How to Bypass Windows Passwords Part 1
This is my first article on here, it's based off of a project that I'm working on at school which is on three ways to bypass windows user password's. If all goes as planned and you all would like I'll work on part two and part three and post them as soon as I can. I do have to give credit to Puppy Monkey Baby and The Defalt, both of whom are my classmates at college and have helped me with writing this article.
In Part 1 we will focus on using Kali Linux or Parrotsec to remove the password of a specific user in the SAM file. We will need a bootable usb with your choice of operating system so that we can boot directly into Kali/Parrotsec. Once we have booted into our flavor of linux, we need to mount the local hard drive. We must mount before we can have access to the hard drive or it will not show up. To mount simply click on Places > Home > "Primary Hard Disk"(This name will vary with each computer.)
After we have accomplished this the next step is to open up a terminal. At this point we need to change directory using the cd command, to root. Now all we need to do is navigate to the place on the hard drive that contains the password information. Navigating to the location can get tricky for new users. The ls command is incredibly helpful with finding out what files and folders are located in the directory that we are currently in. Once we navigate to the config folder your location should look something like the image below. (Once again the name of the hard drive you are accessing will vary by system.)
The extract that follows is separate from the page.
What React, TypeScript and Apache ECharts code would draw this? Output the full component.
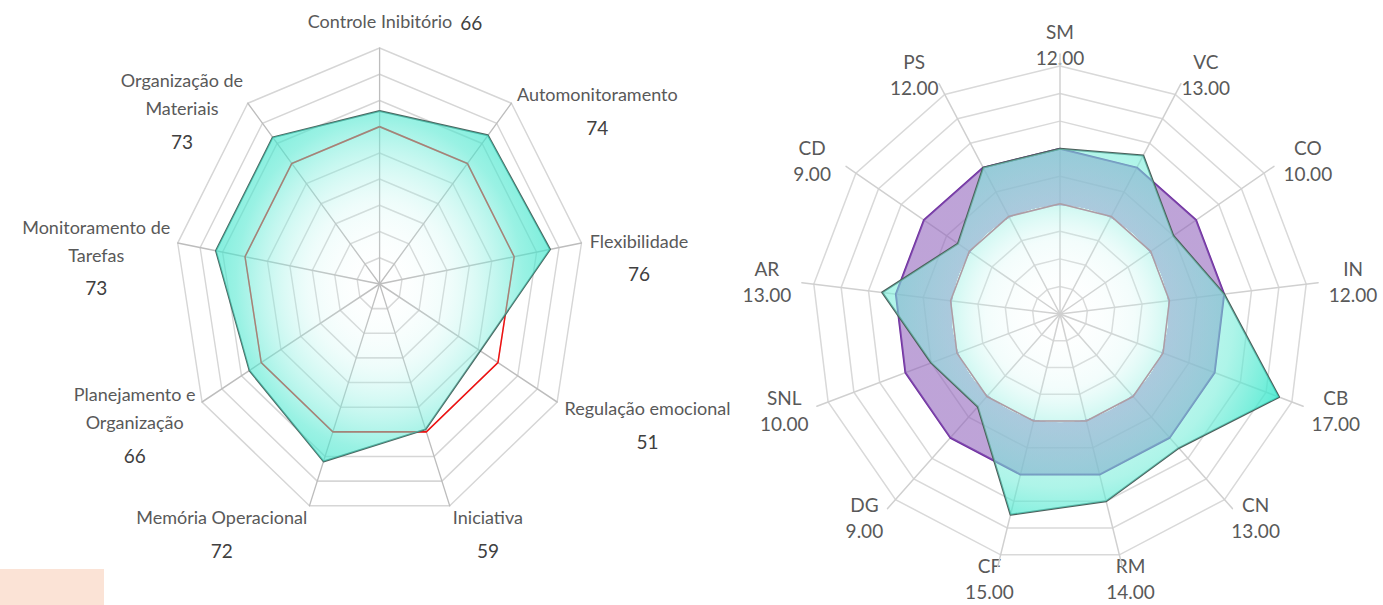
import React, { useEffect, useRef } from "react";
import * as echarts from "echarts";

// ---- Left chart: executive-function scales (T scores) ----
const efScales = [
  "Controle Inibitório",
  "Automonitoramento",
  "Flexibilidade",
  "Regulação emocional",
  "Iniciativa",
  "Memória Operacional",
  "Planejamento e\nOrganização",
  "Monitoramento de\nTarefas",
  "Organização de\nMateriais",
];
const efScores = [66, 74, 76, 51, 59, 72, 66, 73, 73];
const efCutoff = [60, 60, 60, 60, 60, 60, 60, 60, 60];
const efAxisMax = 90;
const efSplits = 9;

// ---- Right chart: subtest scaled scores ----
const subtests = ["SM", "VC", "CO", "IN", "CB", "CN", "RM", "CF", "DG", "SNL", "AR", "CD", "PS"];
const subtestScores = [12, 13, 10, 12, 17, 13, 14, 15, 9, 10, 13, 9, 12];
const upperLimit = [12, 12, 12, 12, 12, 12, 12, 12, 12, 12, 12, 12, 12];
const lowerLimit = [8, 8, 8, 8, 8, 8, 8, 8, 8, 8, 8, 8, 8];
const subtestAxisMax = 18;
const subtestSplits = 9;

// ---- layout ----
const PAGE_W = 1383;
const PAGE_H = 605;
const LEFT = { cx: 380, cy: 284, rx: 205, ry: 236 };
const RIGHT = { cx: 1060, cy: 314, r: 248, spoke: 260 };
const LEFT_W = 600; // width of the (horizontally scaled) left chart canvas
const LEFT_K = LEFT.rx / LEFT.ry;
const LEFT_X = LEFT.cx - (LEFT_K * LEFT_W) / 2;

const FONT = "Lato, 'Open Sans', sans-serif";
const NAME_COLOR = "#595959";
const VALUE_COLOR = "#404040";

// ECharts lays radar indicators out counter-clockwise; keep the first on top
// and reverse the rest so the order reads clockwise.
function clockwise<T>(arr: T[]): T[] {
  return [arr[0], ...arr.slice(1).reverse()];
}

let measureCtx: CanvasRenderingContext2D | null = null;
function textWidth(text: string, size: number): number {
  if (!measureCtx) measureCtx = document.createElement("canvas").getContext("2d");
  if (!measureCtx) return text.length * size * 0.5;
  measureCtx.font = `${size}px Lato`;
  return measureCtx.measureText(text).width;
}

function leftLabels(): any[] {
  const out: any[] = [];
  const n = efScales.length;
  const nameSize = 18;
  const valueSize = 19;
  efScales.forEach((name, i) => {
    const a = (i * 2 * Math.PI) / n;
    const s = Math.sin(a);
    const c = Math.cos(a);
    const ex = LEFT.cx + LEFT.rx * s;
    const ey = LEFT.cy - LEFT.ry * c;
    const lines = name.split("\n");
    const w = Math.max(...lines.map((l) => textWidth(l, nameSize)));
    const value = String(efScores[i]);
    if (Math.abs(s) < 1e-6) {
      out.push({
        type: "text",
        x: ex,
        y: ey - 27,
        style: { text: name, fontSize: nameSize, fontFamily: FONT, fill: NAME_COLOR, align: "center", verticalAlign: "middle" },
      });
      out.push({
        type: "text",
        x: ex + w / 2 + 8,
        y: ey - 26,
        style: { text: value, fontSize: valueSize, fontFamily: FONT, fill: VALUE_COLOR, align: "left", verticalAlign: "middle" },
      });
      return;
    }
    const dir = s > 0 ? 1 : -1;
    const bx = ex + dir * (8 * Math.abs(s) + w / 2);
    const ny = ey - 12 * c;
    out.push({
      type: "text",
      x: bx,
      y: ny,
      style: { text: name, fontSize: nameSize, fontFamily: FONT, fill: NAME_COLOR, align: "center", verticalAlign: "middle", lineHeight: 28 },
    });
    out.push({
      type: "text",
      x: bx,
      y: ny + (lines.length - 1) * 14 + 33,
      style: { text: value, fontSize: valueSize, fontFamily: FONT, fill: VALUE_COLOR, align: "center", verticalAlign: "middle" },
    });
  });
  return out;
}

function rightLabels(): any[] {
  const out: any[] = [];
  const n = subtests.length;
  subtests.forEach((name, i) => {
    const a = (i * 2 * Math.PI) / n;
    const s = Math.sin(a);
    const c = Math.cos(a);
    const reach = c > 0 ? 295 + 35 * (1 - Math.abs(s)) : 295;
    const lx = RIGHT.cx + reach * s;
    const ly = RIGHT.cy - c * (c > 0 ? 270 : 272);
    out.push({
      type: "text",
      x: lx,
      y: ly - 13,
      style: { text: name, fontSize: 19, fontFamily: FONT, fill: NAME_COLOR, align: "center", verticalAlign: "middle" },
    });
    out.push({
      type: "text",
      x: lx,
      y: ly + 13,
      style: { text: subtestScores[i].toFixed(2), fontSize: 19, fontFamily: FONT, fill: NAME_COLOR, align: "center", verticalAlign: "middle" },
    });
  });
  return out;
}

function leftOption(): any {
  const cx = LEFT_W / 2;
  const teal = new echarts.graphic.RadialGradient(
    cx,
    LEFT.cy,
    LEFT.ry,
    [
      { offset: 0, color: "rgba(255,255,255,0)" },
      { offset: 0.35, color: "rgba(190,245,238,0.25)" },
      { offset: 0.7, color: "rgba(80,232,208,0.58)" },
      { offset: 1, color: "rgba(50,228,200,0.8)" },
    ],
    true
  );
  return {
    animation: false,
    radar: {
      center: [cx, LEFT.cy],
      radius: LEFT.ry,
      startAngle: 90,
      shape: "polygon",
      splitNumber: efSplits,
      indicator: clockwise(efScales).map((name) => ({ name, min: 0, max: efAxisMax })),
      axisName: { show: false },
      axisTick: { show: false },
      axisLabel: { show: false },
      axisLine: { lineStyle: { color: "#BDBDBD", width: 1.5 } },
      splitLine: { lineStyle: { color: "#D6D6D6", width: 1.6 } },
      splitArea: { show: false },
    },
    series: [
      {
        type: "radar",
        symbol: "none",
        silent: true,
        data: [
          { name: "Corte", value: clockwise(efCutoff), lineStyle: { color: "#F01010", width: 1.7 } },
          {
            name: "Escore T",
            value: clockwise(efScores),
            lineStyle: { color: "#4A6660", width: 2 },
            areaStyle: { color: teal, opacity: 1 },
          },
        ],
      },
    ],
  };
}

function rightOption(): any {
  const { cx, cy, r } = RIGHT;
  const inner = (lowerLimit[0] / subtestAxisMax) * 0.985;
  const purple = new echarts.graphic.RadialGradient(
    cx,
    cy,
    r,
    [
      { offset: 0, color: "rgba(143,97,187,0)" },
      { offset: inner - 0.001, color: "rgba(143,97,187,0)" },
      { offset: inner, color: "rgba(143,97,187,0.58)" },
      { offset: 1, color: "rgba(143,97,187,0.58)" },
    ],
    true
  );
  const teal = new echarts.graphic.RadialGradient(
    cx,
    cy,
    r,
    [
      { offset: 0, color: "rgba(255,255,255,0)" },
      { offset: 0.3, color: "rgba(200,245,240,0.22)" },
      { offset: 0.45, color: "rgba(150,240,226,0.5)" },
      { offset: 0.7, color: "rgba(110,236,215,0.56)" },
      { offset: 1, color: "rgba(40,230,200,0.88)" },
    ],
    true
  );
  const indicator = clockwise(subtests).map((name) => ({ name, min: 0, max: subtestAxisMax }));
  return {
    animation: false,
    radar: [
      {
        center: [cx, cy],
        radius: r,
        startAngle: 90,
        shape: "polygon",
        splitNumber: subtestSplits,
        indicator,
        axisName: { show: false },
        axisTick: { show: false },
        axisLabel: { show: false },
        axisLine: { show: false },
        splitLine: { lineStyle: { color: "#D9D9D9", width: 1.5 } },
        splitArea: { show: false },
      },
      {
        center: [cx, cy],
        radius: RIGHT.spoke,
        startAngle: 90,
        shape: "polygon",
        indicator,
        axisName: { show: false },
        axisTick: { show: false },
        axisLabel: { show: false },
        axisLine: { lineStyle: { color: "#D0D0D0", width: 1.5 } },
        splitLine: { show: false },
        splitArea: { show: false },
      },
    ],
    series: [
      {
        type: "radar",
        radarIndex: 0,
        symbol: "none",
        silent: true,
        data: [
          {
            name: "Limite superior",
            value: clockwise(upperLimit),
            lineStyle: { color: "#7030A0", width: 2 },
            areaStyle: { color: purple, opacity: 1 },
          },
          { name: "Limite inferior", value: clockwise(lowerLimit), lineStyle: { color: "#C0506D", width: 1.5 } },
          {
            name: "Escore",
            value: clockwise(subtestScores),
            lineStyle: { color: "#4B5E5A", width: 2 },
            areaStyle: { color: teal, opacity: 1 },
          },
        ],
      },
    ],
    graphic: [
      {
        type: "rect",
        shape: { x: 0, y: 569, width: 104, height: 36 },
        style: { fill: "#FBE3D6" },
        silent: true,
      },
      ...leftLabels(),
      ...rightLabels(),
    ],
  };
}

export default function App() {
  const leftRef = useRef<HTMLDivElement>(null);
  const pageRef = useRef<HTMLDivElement>(null);

  useEffect(() => {
    if (!leftRef.current || !pageRef.current) return;
    const left = echarts.init(leftRef.current, null, { renderer: "svg", width: LEFT_W, height: PAGE_H });
    const page = echarts.init(pageRef.current, null, { renderer: "svg", width: PAGE_W, height: PAGE_H });
    left.setOption(leftOption());
    page.setOption(rightOption());
    return () => {
      left.dispose();
      page.dispose();
    };
  }, []);

  return (
    <div
      style={{
        position: "fixed",
        left: 0,
        top: 0,
        width: PAGE_W,
        height: PAGE_H,
        background: "#ffffff",
        overflow: "hidden",
      }}
    >
      <div
        ref={leftRef}
        style={{
          position: "absolute",
          left: LEFT_X,
          top: 0,
          width: LEFT_W,
          height: PAGE_H,
          transform: `scaleX(${LEFT_K})`,
          transformOrigin: "0 0",
        }}
      />
      <div ref={pageRef} style={{ position: "absolute", left: 0, top: 0, width: PAGE_W, height: PAGE_H }} />
    </div>
  );
}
Our next act will be to use the chntpw -l SAM command without the brackets. What this command does is it lists the users and the corresponding permissions level. The very important part that we need to be aware of is the RID. The RID is what we will be using to specify which user account that we are going to modify.
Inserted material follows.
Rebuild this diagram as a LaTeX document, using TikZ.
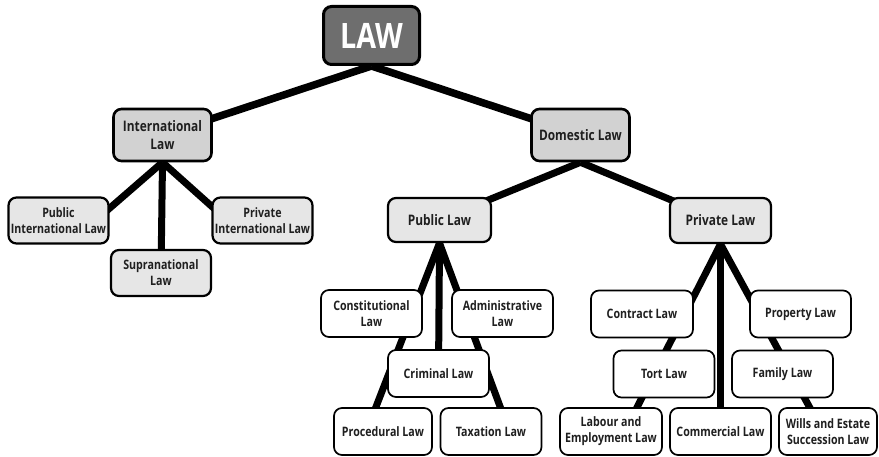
\documentclass[tikz,border=0pt]{standalone}
\usepackage{fontspec}
\setmainfont{Open Sans}[FakeStretch=0.82]
\usetikzlibrary{backgrounds}
\definecolor{lawgray}{HTML}{6E6E6E}
\definecolor{midgray}{HTML}{D2D2D2}
\definecolor{lightgray}{HTML}{E6E6E6}
\tikzset{
  box/.style={draw=black, rounded corners=8pt, inner sep=0pt, align=center,
    font=\bfseries\fontsize{13}{16}\selectfont, text=black!88},
  topbox/.style={box, fill=lawgray, line width=3pt, minimum width=96pt, minimum height=58pt,
    font=\bfseries\fontsize{35}{40}\selectfont, text=white},
  lvlone/.style={box, fill=midgray, line width=2.6pt, minimum width=98pt, minimum height=52pt,
    font=\bfseries\fontsize{14.5}{18}\selectfont},
  lvltwo/.style={box, fill=lightgray, line width=2.2pt, minimum width=100pt, minimum height=46pt},
  lvltwobig/.style={lvltwo, font=\bfseries\fontsize{14.5}{18}\selectfont},
  leaf/.style={box, fill=white, line width=1.7pt, minimum width=101pt, minimum height=47pt},
  edge/.style={line width=7pt, black},
  topedge/.style={line width=7.5pt, black}
}
\begin{document}
\begin{tikzpicture}[x=1pt,y=-1pt]
\useasboundingbox (0,0) rectangle (879,457);
% nodes
\node[topbox] (law) at (371.5,35.5) {LAW};
\node[lvlone] (intl) at (162.5,135) {International\\Law};
\node[lvlone] (dom) at (580.5,135) {Domestic Law};
\node[lvltwo] (pil) at (58.5,220.5) {Public\\International Law};
\node[lvltwo] (prl) at (262.5,220.5) {Private\\International Law};
\node[lvltwo] (supra) at (161,273) {Supranational\\Law};
\node[lvltwobig, minimum width=103pt, minimum height=44pt] (pub) at (439.5,220) {Public Law};
\node[lvltwobig, minimum width=101pt, minimum height=45pt] (priv) at (720.5,220.5) {Private Law};
\node[leaf] (const) at (371.5,313.5) {Constitutional\\Law};
\node[leaf] (admin) at (502.5,313.5) {Administrative\\Law};
\node[leaf] (crim) at (438.5,373.5) {Criminal Law};
\node[leaf, minimum width=98pt] (proc) at (383,431.5) {Procedural Law};
\node[leaf] (tax) at (491,431.5) {Taxation Law};
\node[leaf, minimum width=102pt] (contract) at (642,314) {Contract Law};
\node[leaf] (property) at (800.5,314) {Property Law};
\node[leaf] (tort) at (664,374) {Tort Law};
\node[leaf] (family) at (782.5,374) {Family Law};
\node[leaf, minimum width=102pt] (labour) at (611,431.5) {Labour and\\Employment Law};
\node[leaf] (comm) at (720.5,431.5) {Commercial Law};
\node[leaf, minimum width=98pt] (wills) at (828,431.5) {Wills and Estate\\Succession Law};
% connectors
\begin{scope}[on background layer]
\draw[topedge] (law.south) -- (intl.center);
\draw[topedge] (law.south) -- (dom.center);
\draw[edge] (intl.south) -- ([xshift=37pt]pil.center);
\draw[edge] (intl.south) -- (supra.center);
\draw[edge] (intl.south) -- ([xshift=-35pt]prl.center);
\draw[edge] (dom.south) -- (pub.center);
\draw[edge] (dom.south) -- (priv.center);
\draw[edge] (pub.south) -- ([xshift=-11pt,yshift=-10pt]proc.north);
\draw[edge] (pub.south) -- (crim.center);
\draw[edge] (pub.south) -- ([xshift=13pt,yshift=-10pt]tax.north);
\draw[edge] (priv.south) -- ([xshift=21pt,yshift=-10pt]labour.north);
\draw[edge] (priv.south) -- (comm.center);
\draw[edge] (priv.south) -- ([xshift=-13pt,yshift=-10pt]wills.north);
\end{scope}
\end{tikzpicture}
\end{document}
In this case we are going after USER2, so the RID we need is 03ec.
When we are sure of which user account that we want to modify we use the chntpw -u 0x03ec SAM command. It is very important that we put the 0x before the 03ec because if it's not there the command will not be recognized.
After we execute that command we will be presented with choices of what to do with that particular user.
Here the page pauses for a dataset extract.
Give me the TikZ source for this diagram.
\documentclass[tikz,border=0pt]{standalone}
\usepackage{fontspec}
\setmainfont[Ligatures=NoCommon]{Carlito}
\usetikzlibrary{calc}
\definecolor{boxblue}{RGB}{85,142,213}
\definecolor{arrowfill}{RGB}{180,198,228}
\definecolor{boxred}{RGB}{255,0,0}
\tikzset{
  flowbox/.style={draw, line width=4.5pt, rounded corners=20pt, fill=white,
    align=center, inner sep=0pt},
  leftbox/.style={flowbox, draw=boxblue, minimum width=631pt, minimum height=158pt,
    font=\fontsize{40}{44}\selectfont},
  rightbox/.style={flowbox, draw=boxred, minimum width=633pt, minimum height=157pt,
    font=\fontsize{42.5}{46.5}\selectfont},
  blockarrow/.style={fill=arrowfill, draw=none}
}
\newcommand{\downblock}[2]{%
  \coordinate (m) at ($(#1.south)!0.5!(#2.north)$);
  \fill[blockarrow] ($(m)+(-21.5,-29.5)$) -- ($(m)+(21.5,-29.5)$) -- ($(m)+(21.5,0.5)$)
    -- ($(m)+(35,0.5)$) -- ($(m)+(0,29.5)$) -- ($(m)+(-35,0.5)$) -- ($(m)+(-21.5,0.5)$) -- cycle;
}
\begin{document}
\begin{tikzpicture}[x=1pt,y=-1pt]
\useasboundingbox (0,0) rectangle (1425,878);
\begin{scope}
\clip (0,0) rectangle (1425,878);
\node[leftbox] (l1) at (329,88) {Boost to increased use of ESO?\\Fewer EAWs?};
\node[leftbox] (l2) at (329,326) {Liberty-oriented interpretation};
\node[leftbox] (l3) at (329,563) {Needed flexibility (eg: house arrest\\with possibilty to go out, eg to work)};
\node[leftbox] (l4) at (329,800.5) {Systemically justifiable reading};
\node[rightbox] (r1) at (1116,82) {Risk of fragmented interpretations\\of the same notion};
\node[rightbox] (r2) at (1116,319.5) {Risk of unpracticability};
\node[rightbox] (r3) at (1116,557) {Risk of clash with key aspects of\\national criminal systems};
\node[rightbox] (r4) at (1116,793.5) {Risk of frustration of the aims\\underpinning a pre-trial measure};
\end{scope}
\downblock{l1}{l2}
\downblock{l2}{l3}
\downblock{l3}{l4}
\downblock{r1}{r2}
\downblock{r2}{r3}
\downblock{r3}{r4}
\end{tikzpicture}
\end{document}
As shown above we want to choose the 1 option to remove the password. After that it will ask if we want to write to hive files. Type y otherwise all the work we have done will go out the window and we will have to re-execute the commands. Once this is done then reboot and if everything was done correctly, the user we chose should not have a password. If it still does then unfortunately we will have to redo all of the steps above. At this point I have only done this on Windows 7, I will be trying all three methods on my windows 10 laptop and update with the results.
If we are working in an office as a tech there will inevitably be an occurrence of an end user forgetting a password. Now depending upon the organization that you are working for, there might be policies in place that allow for bypassing or disallow it altogether. Ethically we are bound by these policies. On the other hand lets say we are in class and feel like messing with a fellow classmate by changing their background or any other pranks (not that PMB nor I have any experience in this), these technique's will come in handy.